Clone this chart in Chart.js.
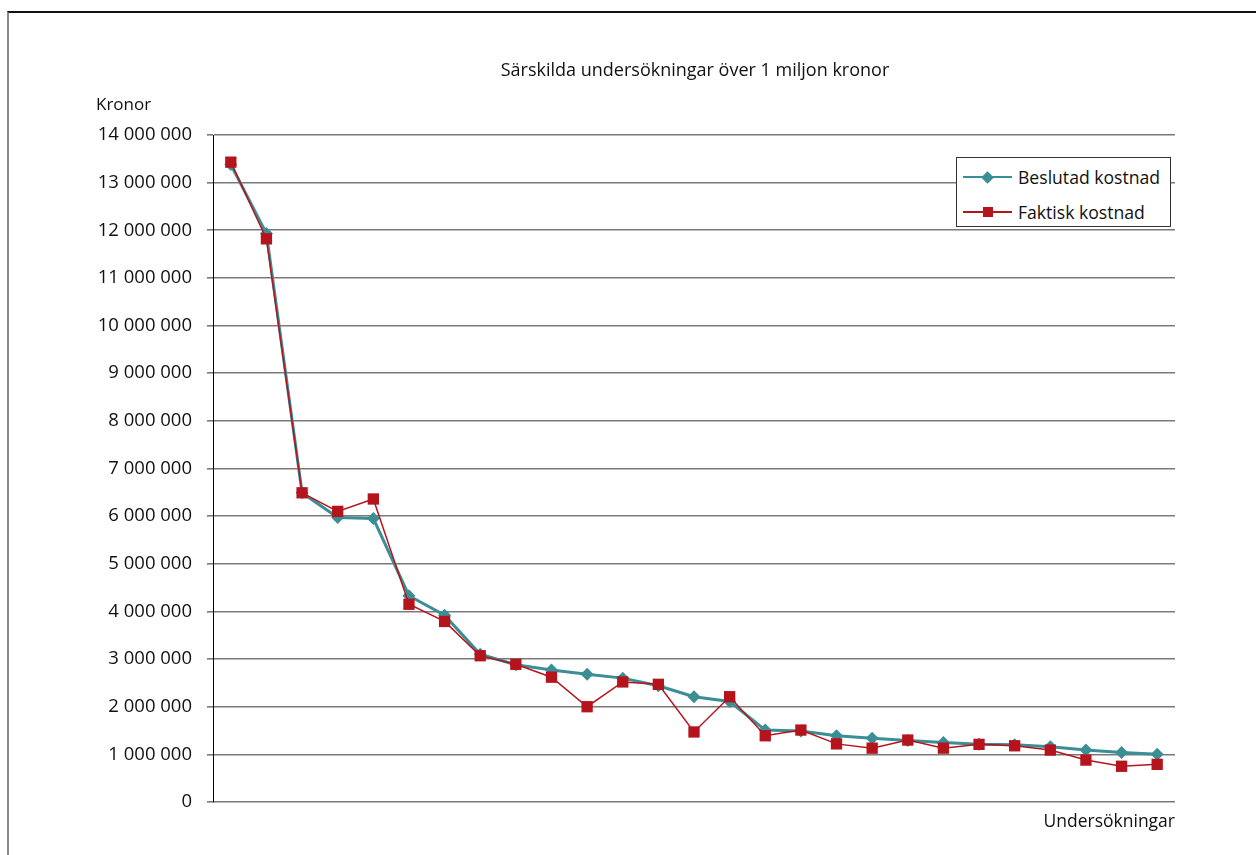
<!DOCTYPE html>
<html lang="sv">
<head>
<meta charset="utf-8">
<title>Särskilda undersökningar över 1 miljon kronor</title>
<script src="https://cdn.jsdelivr.net/npm/chart.js@4.4.1/dist/chart.umd.min.js"></script>
<style>
  html, body { margin: 0; padding: 0; background: #fff; }
  body { width: 1256px; height: 855px; position: relative; overflow: hidden; font-family: "Open Sans", sans-serif; color: #111; }
  .frame { position: absolute; left: 7px; top: 11px; right: -10px; bottom: -10px; border-top: 2px solid #111; border-left: 2px solid #8a8a8a; }
  .wrap { position: absolute; left: 0; top: 0; width: 1256px; height: 855px; }
  .ttl { position: absolute; left: 0; width: 1390px; top: 57px; text-align: center; font-size: 18px; }
  .yTtl { position: absolute; left: 96px; top: 92px; font-size: 17px; }
  .lgnd { position: absolute; left: 956px; top: 157px; width: 213px; height: 68px; border: 1px solid #333; background: #fff; }
  .lgnd .itm { position: absolute; left: 6px; height: 20px; display: flex; align-items: center; font-size: 17.6px; }
  .lgnd .smp { position: relative; width: 49px; height: 20px; margin-right: 6px; }
  .lgnd .ln { position: absolute; left: 0; right: 0; top: 9px; height: 2px; }
  .lgnd .mk { position: absolute; left: 50%; top: 50%; }
  .lgnd .dia { width: 9px; height: 9px; margin: -4.5px 0 0 -4.5px; transform: rotate(45deg); }
  .lgnd .sq { width: 10px; height: 10px; margin: -5px 0 0 -5px; }
</style>
</head>
<body>
<div class="frame"></div>
<div class="wrap"><canvas id="kostChart" width="1256" height="855"></canvas></div>
<div class="ttl">Särskilda undersökningar över 1 miljon kronor</div>
<div class="yTtl">Kronor</div>
<div class="lgnd" id="chartLegend"></div>
<script>
// undersökningar, sorterade efter beslutad kostnad
const categories = ["1", "2", "3", "4", "5", "6", "7", "8", "9", "10", "11", "12", "13", "14",
  "15", "16", "17", "18", "19", "20", "21", "22", "23", "24", "25", "26", "27"];

const beslutad = [13380000, 11930000, 6490000, 5970000, 5950000, 4330000, 3920000, 3100000,
  2880000, 2770000, 2680000, 2600000, 2440000, 2210000, 2110000, 1510000, 1490000, 1390000,
  1340000, 1290000, 1250000, 1210000, 1200000, 1160000, 1090000, 1040000, 1000000];

const faktisk = [13430000, 11820000, 6490000, 6100000, 6360000, 4150000, 3790000, 3070000,
  2890000, 2620000, 2000000, 2520000, 2470000, 1470000, 2210000, 1390000, 1510000, 1220000,
  1130000, 1300000, 1130000, 1210000, 1180000, 1090000, 880000, 750000, 790000];

const seriesNames = ["Beslutad kostnad", "Faktisk kostnad"];
const yMin = 0;
const yMax = 14000000;
const yStep = 1000000;

const TEAL = "#3a8e96";
const RED = "#b5141d";

// 14000000 -> "14 000 000"
function kr(v) {
  return String(Math.round(v)).replace(/\B(?=(\d{3})+(?!\d))/g, " ");
}

const data = {
  labels: categories,
  datasets: [
    {
      label: seriesNames[0],
      data: beslutad,
      borderColor: TEAL,
      backgroundColor: TEAL,
      borderWidth: 3,
      pointStyle: "rectRot",
      pointRadius: 6.5,
      pointBorderWidth: 0,
      order: 2,
    },
    {
      label: seriesNames[1],
      data: faktisk,
      borderColor: RED,
      backgroundColor: RED,
      borderWidth: 1.5,
      pointStyle: "rect",
      pointRadius: 8,
      pointBorderWidth: 0,
      order: 1, // ritas ovanpå
    },
  ],
};

const config = {
  type: "line",
  data: data,
  options: {
    responsive: false,
    animation: false,
    layout: {
      padding: { left: 0, right: 81, top: 135, bottom: 22 },
    },
    plugins: {
      legend: { display: false },
      title: { display: false },
      tooltip: { enabled: false },
    },
    elements: {
      line: { tension: 0 },
    },
    scales: {
      x: {
        offset: true,
        grid: { display: false, drawTicks: false },
        border: { display: false },
        ticks: { display: false },
        title: {
          display: true,
          text: "Undersökningar",
          align: "end",
          color: "#111",
          font: { family: "Open Sans", size: 17.5 },
          padding: { top: 10, bottom: 0 },
        },
      },
      y: {
        min: yMin,
        max: yMax,
        afterFit: (scale) => {
          scale.width = 213; // axeln hamnar vid x = 213
        },
        grid: {
          color: "#7a7a7a",
          lineWidth: 1.6,
          tickLength: 6,
        },
        border: { display: true, color: "#000", width: 1 },
        ticks: {
          stepSize: yStep,
          color: "#111",
          padding: 15,
          font: { family: "Open Sans", size: 18.5 },
          callback: (v) => kr(v),
        },
      },
    },
  },
};

const ctx = document.getElementById("kostChart").getContext("2d");
new Chart(ctx, config);

// egen förklaring med linje + markör
const legendContainer = document.getElementById("chartLegend");
data.datasets.forEach((ds, i) => {
  const item = document.createElement("div");
  item.classList.add("itm");
  item.style.top = (i === 0 ? 9 : 44) + "px";

  const sample = document.createElement("span");
  sample.classList.add("smp");
  const line = document.createElement("span");
  line.classList.add("ln");
  line.style.background = ds.borderColor;
  line.style.height = "1.5px";
  const mark = document.createElement("span");
  mark.classList.add("mk", ds.pointStyle === "rect" ? "sq" : "dia");
  mark.style.background = ds.backgroundColor;
  sample.appendChild(line);
  sample.appendChild(mark);

  const txt = document.createElement("span");
  txt.textContent = ds.label;

  item.appendChild(sample);
  item.appendChild(txt);
  legendContainer.appendChild(item);
});
</script>
</body>
</html>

Set task.
Omit any images, then output the listing exactly.

Problem solution.
Clone this chart in Chart.js.
<!DOCTYPE html>
<html lang="sv">
<head>
<meta charset="utf-8">
<title>Särskilda undersökningar över 1 miljon kronor</title>
<script src="https://cdn.jsdelivr.net/npm/chart.js@4.4.1/dist/chart.umd.min.js"></script>
<style>
  html, body { margin: 0; padding: 0; background: #fff; }
  body { width: 1256px; height: 855px; position: relative; overflow: hidden; font-family: "Open Sans", sans-serif; color: #111; }
  .frame { position: absolute; left: 7px; top: 11px; right: -10px; bottom: -10px; border-top: 2px solid #111; border-left: 2px solid #8a8a8a; }
  .wrap { position: absolute; left: 0; top: 0; width: 1256px; height: 855px; }
  .ttl { position: absolute; left: 0; width: 1390px; top: 57px; text-align: center; font-size: 18px; }
  .yTtl { position: absolute; left: 96px; top: 92px; font-size: 17px; }
  .lgnd { position: absolute; left: 956px; top: 157px; width: 213px; height: 68px; border: 1px solid #333; background: #fff; }
  .lgnd .itm { position: absolute; left: 6px; height: 20px; display: flex; align-items: center; font-size: 17.6px; }
  .lgnd .smp { position: relative; width: 49px; height: 20px; margin-right: 6px; }
  .lgnd .ln { position: absolute; left: 0; right: 0; top: 9px; height: 2px; }
  .lgnd .mk { position: absolute; left: 50%; top: 50%; }
  .lgnd .dia { width: 9px; height: 9px; margin: -4.5px 0 0 -4.5px; transform: rotate(45deg); }
  .lgnd .sq { width: 10px; height: 10px; margin: -5px 0 0 -5px; }
</style>
</head>
<body>
<div class="frame"></div>
<div class="wrap"><canvas id="kostChart" width="1256" height="855"></canvas></div>
<div class="ttl">Särskilda undersökningar över 1 miljon kronor</div>
<div class="yTtl">Kronor</div>
<div class="lgnd" id="chartLegend"></div>
<script>
// undersökningar, sorterade efter beslutad kostnad
const categories = ["1", "2", "3", "4", "5", "6", "7", "8", "9", "10", "11", "12", "13", "14",
  "15", "16", "17", "18", "19", "20", "21", "22", "23", "24", "25", "26", "27"];

const beslutad = [13380000, 11930000, 6490000, 5970000, 5950000, 4330000, 3920000, 3100000,
  2880000, 2770000, 2680000, 2600000, 2440000, 2210000, 2110000, 1510000, 1490000, 1390000,
  1340000, 1290000, 1250000, 1210000, 1200000, 1160000, 1090000, 1040000, 1000000];

const faktisk = [13430000, 11820000, 6490000, 6100000, 6360000, 4150000, 3790000, 3070000,
  2890000, 2620000, 2000000, 2520000, 2470000, 1470000, 2210000, 1390000, 1510000, 1220000,
  1130000, 1300000, 1130000, 1210000, 1180000, 1090000, 880000, 750000, 790000];

const seriesNames = ["Beslutad kostnad", "Faktisk kostnad"];
const yMin = 0;
const yMax = 14000000;
const yStep = 1000000;

const TEAL = "#3a8e96";
const RED = "#b5141d";

// 14000000 -> "14 000 000"
function kr(v) {
  return String(Math.round(v)).replace(/\B(?=(\d{3})+(?!\d))/g, " ");
}

const data = {
  labels: categories,
  datasets: [
    {
      label: seriesNames[0],
      data: beslutad,
      borderColor: TEAL,
      backgroundColor: TEAL,
      borderWidth: 3,
      pointStyle: "rectRot",
      pointRadius: 6.5,
      pointBorderWidth: 0,
      order: 2,
    },
    {
      label: seriesNames[1],
      data: faktisk,
      borderColor: RED,
      backgroundColor: RED,
      borderWidth: 1.5,
      pointStyle: "rect",
      pointRadius: 8,
      pointBorderWidth: 0,
      order: 1, // ritas ovanpå
    },
  ],
};

const config = {
  type: "line",
  data: data,
  options: {
    responsive: false,
    animation: false,
    layout: {
      padding: { left: 0, right: 81, top: 135, bottom: 22 },
    },
    plugins: {
      legend: { display: false },
      title: { display: false },
      tooltip: { enabled: false },
    },
    elements: {
      line: { tension: 0 },
    },
    scales: {
      x: {
        offset: true,
        grid: { display: false, drawTicks: false },
        border: { display: false },
        ticks: { display: false },
        title: {
          display: true,
          text: "Undersökningar",
          align: "end",
          color: "#111",
          font: { family: "Open Sans", size: 17.5 },
          padding: { top: 10, bottom: 0 },
        },
      },
      y: {
        min: yMin,
        max: yMax,
        afterFit: (scale) => {
          scale.width = 213; // axeln hamnar vid x = 213
        },
        grid: {
          color: "#7a7a7a",
          lineWidth: 1.6,
          tickLength: 6,
        },
        border: { display: true, color: "#000", width: 1 },
        ticks: {
          stepSize: yStep,
          color: "#111",
          padding: 15,
          font: { family: "Open Sans", size: 18.5 },
          callback: (v) => kr(v),
        },
      },
    },
  },
};

const ctx = document.getElementById("kostChart").getContext("2d");
new Chart(ctx, config);

// egen förklaring med linje + markör
const legendContainer = document.getElementById("chartLegend");
data.datasets.forEach((ds, i) => {
  const item = document.createElement("div");
  item.classList.add("itm");
  item.style.top = (i === 0 ? 9 : 44) + "px";

  const sample = document.createElement("span");
  sample.classList.add("smp");
  const line = document.createElement("span");
  line.classList.add("ln");
  line.style.background = ds.borderColor;
  line.style.height = "1.5px";
  const mark = document.createElement("span");
  mark.classList.add("mk", ds.pointStyle === "rect" ? "sq" : "dia");
  mark.style.background = ds.backgroundColor;
  sample.appendChild(line);
  sample.appendChild(mark);

  const txt = document.createElement("span");
  txt.textContent = ds.label;

  item.appendChild(sample);
  item.appendChild(txt);
  legendContainer.appendChild(item);
});
</script>
</body>
</html>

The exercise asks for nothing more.